Inflation, which measures the rate at which consumer prices rise, dropped to 4.6% in the year to October, down from 6.7% the month before. The figure means a government pledge to halve inflation by end of the year has been met early. But there is a limit to how much credit ministers can take for the fall as energy prices settle. Economists have said the main reason inflation has fallen from its peak of 11.1% in October 2022 is due to a fall this month in the energy price cap, which limits what suppliers can charge consumers per unit of energy. They also note the Bank of England's decision to raise interest rates, in a bid to cool demand in the UK economy and slow price rises.
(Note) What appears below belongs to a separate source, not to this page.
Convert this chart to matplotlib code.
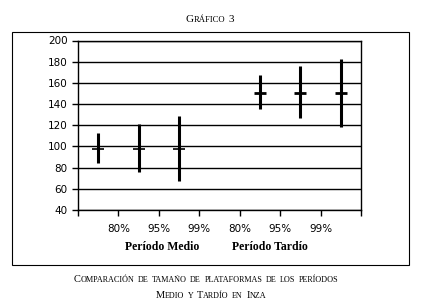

Rates are currently at 5.25%, a 15-year high, which has pushed up mortgage costs but also meant higher savings rates.
Grant Fitzner, chief economist at the Office for National Statistics (ONS), said inflation fell as "last year's steep rise in energy costs has been followed by a small reduction in the energy price cap this year". He added food prices were little changed last month, but said hotel prices had fallen. Although the signs point to the cost of living easing, many households will not feel better off, especially when it comes to energy bills. Despite gas and electricity prices being lower than last year, most households will actually pay more for energy this winter than last because government support for bills is no longer in place. Falling inflation also does not mean that most goods and services are cheaper to buy, rather that prices are rising less quickly.
'Legacy of higher prices'
James Smith, research director at the Resolution Foundation think tank which focuses on the living standards of people on low-to-middle incomes, said "the cost-of-living crisis is far from over". "The scale of Britain's inflation shock has left a legacy of far higher prices," he said. "Over the past two years, the cost of energy has surged by 49% while food prices have risen by 28% - far greater than the 14% in average earnings over this period."